**Information provided**.
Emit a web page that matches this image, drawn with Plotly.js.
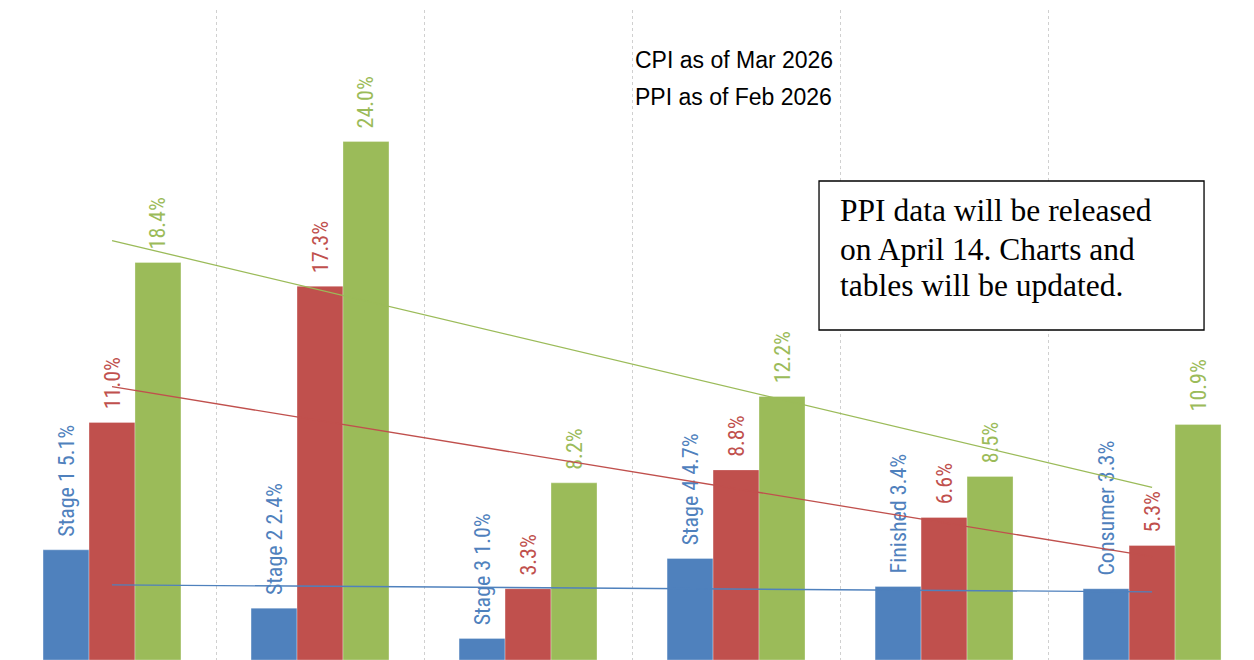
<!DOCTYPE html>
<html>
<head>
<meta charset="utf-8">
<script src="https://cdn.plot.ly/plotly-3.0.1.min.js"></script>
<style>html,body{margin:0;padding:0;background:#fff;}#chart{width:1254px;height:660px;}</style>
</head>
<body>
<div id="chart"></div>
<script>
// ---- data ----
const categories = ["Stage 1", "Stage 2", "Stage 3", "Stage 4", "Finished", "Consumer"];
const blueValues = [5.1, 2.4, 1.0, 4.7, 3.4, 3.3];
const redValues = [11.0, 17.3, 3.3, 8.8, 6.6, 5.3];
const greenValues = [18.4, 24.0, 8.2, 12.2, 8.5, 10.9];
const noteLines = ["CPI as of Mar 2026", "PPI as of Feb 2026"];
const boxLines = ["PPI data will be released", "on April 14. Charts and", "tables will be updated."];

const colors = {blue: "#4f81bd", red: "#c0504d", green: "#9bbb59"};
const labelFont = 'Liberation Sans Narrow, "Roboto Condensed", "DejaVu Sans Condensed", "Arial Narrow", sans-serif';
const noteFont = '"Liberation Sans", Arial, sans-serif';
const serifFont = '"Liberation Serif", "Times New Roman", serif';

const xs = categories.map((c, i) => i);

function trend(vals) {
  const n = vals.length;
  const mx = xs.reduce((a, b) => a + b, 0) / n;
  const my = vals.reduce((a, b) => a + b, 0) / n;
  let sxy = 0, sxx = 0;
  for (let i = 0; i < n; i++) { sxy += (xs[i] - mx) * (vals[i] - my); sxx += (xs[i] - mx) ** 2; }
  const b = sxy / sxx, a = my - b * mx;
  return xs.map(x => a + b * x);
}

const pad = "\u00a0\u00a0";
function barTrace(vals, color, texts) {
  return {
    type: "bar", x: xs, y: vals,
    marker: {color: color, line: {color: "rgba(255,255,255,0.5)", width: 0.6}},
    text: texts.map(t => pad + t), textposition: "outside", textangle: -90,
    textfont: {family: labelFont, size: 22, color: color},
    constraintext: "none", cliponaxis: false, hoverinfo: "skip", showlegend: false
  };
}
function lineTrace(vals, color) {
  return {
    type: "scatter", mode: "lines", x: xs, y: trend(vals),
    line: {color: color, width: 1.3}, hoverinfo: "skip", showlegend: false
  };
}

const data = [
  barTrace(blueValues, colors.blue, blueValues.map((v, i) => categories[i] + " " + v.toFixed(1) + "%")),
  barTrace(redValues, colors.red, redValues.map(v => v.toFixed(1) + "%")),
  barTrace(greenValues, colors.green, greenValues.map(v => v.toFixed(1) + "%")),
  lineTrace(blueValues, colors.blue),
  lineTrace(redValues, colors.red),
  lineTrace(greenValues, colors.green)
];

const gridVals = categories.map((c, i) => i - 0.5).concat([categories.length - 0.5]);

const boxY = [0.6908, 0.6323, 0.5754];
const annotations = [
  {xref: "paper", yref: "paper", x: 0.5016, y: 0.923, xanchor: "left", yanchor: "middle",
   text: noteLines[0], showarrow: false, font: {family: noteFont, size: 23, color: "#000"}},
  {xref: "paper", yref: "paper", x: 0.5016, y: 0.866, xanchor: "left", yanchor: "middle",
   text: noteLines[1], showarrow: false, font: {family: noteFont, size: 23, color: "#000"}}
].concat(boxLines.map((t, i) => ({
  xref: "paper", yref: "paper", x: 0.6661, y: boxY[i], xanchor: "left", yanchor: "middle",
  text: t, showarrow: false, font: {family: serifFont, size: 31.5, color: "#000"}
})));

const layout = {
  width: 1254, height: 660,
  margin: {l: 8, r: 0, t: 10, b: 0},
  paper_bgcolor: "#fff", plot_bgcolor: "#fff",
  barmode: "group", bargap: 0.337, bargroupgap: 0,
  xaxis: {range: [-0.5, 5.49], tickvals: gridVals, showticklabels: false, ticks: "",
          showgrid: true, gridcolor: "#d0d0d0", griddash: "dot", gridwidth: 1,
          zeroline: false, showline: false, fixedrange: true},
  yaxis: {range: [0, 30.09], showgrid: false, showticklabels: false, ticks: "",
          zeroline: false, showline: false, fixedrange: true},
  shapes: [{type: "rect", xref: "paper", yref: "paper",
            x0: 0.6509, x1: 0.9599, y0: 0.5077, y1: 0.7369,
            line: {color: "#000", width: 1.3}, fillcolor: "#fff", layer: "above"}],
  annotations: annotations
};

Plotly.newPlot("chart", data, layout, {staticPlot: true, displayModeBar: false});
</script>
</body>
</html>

**Work instructions**. Without the pictures, transcribe the listing above exactly.

**Task answer**.
Emit a web page that matches this image, drawn with Plotly.js.
<!DOCTYPE html>
<html>
<head>
<meta charset="utf-8">
<script src="https://cdn.plot.ly/plotly-3.0.1.min.js"></script>
<style>html,body{margin:0;padding:0;background:#fff;}#chart{width:1254px;height:660px;}</style>
</head>
<body>
<div id="chart"></div>
<script>
// ---- data ----
const categories = ["Stage 1", "Stage 2", "Stage 3", "Stage 4", "Finished", "Consumer"];
const blueValues = [5.1, 2.4, 1.0, 4.7, 3.4, 3.3];
const redValues = [11.0, 17.3, 3.3, 8.8, 6.6, 5.3];
const greenValues = [18.4, 24.0, 8.2, 12.2, 8.5, 10.9];
const noteLines = ["CPI as of Mar 2026", "PPI as of Feb 2026"];
const boxLines = ["PPI data will be released", "on April 14. Charts and", "tables will be updated."];

const colors = {blue: "#4f81bd", red: "#c0504d", green: "#9bbb59"};
const labelFont = 'Liberation Sans Narrow, "Roboto Condensed", "DejaVu Sans Condensed", "Arial Narrow", sans-serif';
const noteFont = '"Liberation Sans", Arial, sans-serif';
const serifFont = '"Liberation Serif", "Times New Roman", serif';

const xs = categories.map((c, i) => i);

function trend(vals) {
  const n = vals.length;
  const mx = xs.reduce((a, b) => a + b, 0) / n;
  const my = vals.reduce((a, b) => a + b, 0) / n;
  let sxy = 0, sxx = 0;
  for (let i = 0; i < n; i++) { sxy += (xs[i] - mx) * (vals[i] - my); sxx += (xs[i] - mx) ** 2; }
  const b = sxy / sxx, a = my - b * mx;
  return xs.map(x => a + b * x);
}

const pad = "\u00a0\u00a0";
function barTrace(vals, color, texts) {
  return {
    type: "bar", x: xs, y: vals,
    marker: {color: color, line: {color: "rgba(255,255,255,0.5)", width: 0.6}},
    text: texts.map(t => pad + t), textposition: "outside", textangle: -90,
    textfont: {family: labelFont, size: 22, color: color},
    constraintext: "none", cliponaxis: false, hoverinfo: "skip", showlegend: false
  };
}
function lineTrace(vals, color) {
  return {
    type: "scatter", mode: "lines", x: xs, y: trend(vals),
    line: {color: color, width: 1.3}, hoverinfo: "skip", showlegend: false
  };
}

const data = [
  barTrace(blueValues, colors.blue, blueValues.map((v, i) => categories[i] + " " + v.toFixed(1) + "%")),
  barTrace(redValues, colors.red, redValues.map(v => v.toFixed(1) + "%")),
  barTrace(greenValues, colors.green, greenValues.map(v => v.toFixed(1) + "%")),
  lineTrace(blueValues, colors.blue),
  lineTrace(redValues, colors.red),
  lineTrace(greenValues, colors.green)
];

const gridVals = categories.map((c, i) => i - 0.5).concat([categories.length - 0.5]);

const boxY = [0.6908, 0.6323, 0.5754];
const annotations = [
  {xref: "paper", yref: "paper", x: 0.5016, y: 0.923, xanchor: "left", yanchor: "middle",
   text: noteLines[0], showarrow: false, font: {family: noteFont, size: 23, color: "#000"}},
  {xref: "paper", yref: "paper", x: 0.5016, y: 0.866, xanchor: "left", yanchor: "middle",
   text: noteLines[1], showarrow: false, font: {family: noteFont, size: 23, color: "#000"}}
].concat(boxLines.map((t, i) => ({
  xref: "paper", yref: "paper", x: 0.6661, y: boxY[i], xanchor: "left", yanchor: "middle",
  text: t, showarrow: false, font: {family: serifFont, size: 31.5, color: "#000"}
})));

const layout = {
  width: 1254, height: 660,
  margin: {l: 8, r: 0, t: 10, b: 0},
  paper_bgcolor: "#fff", plot_bgcolor: "#fff",
  barmode: "group", bargap: 0.337, bargroupgap: 0,
  xaxis: {range: [-0.5, 5.49], tickvals: gridVals, showticklabels: false, ticks: "",
          showgrid: true, gridcolor: "#d0d0d0", griddash: "dot", gridwidth: 1,
          zeroline: false, showline: false, fixedrange: true},
  yaxis: {range: [0, 30.09], showgrid: false, showticklabels: false, ticks: "",
          zeroline: false, showline: false, fixedrange: true},
  shapes: [{type: "rect", xref: "paper", yref: "paper",
            x0: 0.6509, x1: 0.9599, y0: 0.5077, y1: 0.7369,
            line: {color: "#000", width: 1.3}, fillcolor: "#fff", layer: "above"}],
  annotations: annotations
};

Plotly.newPlot("chart", data, layout, {staticPlot: true, displayModeBar: false});
</script>
</body>
</html>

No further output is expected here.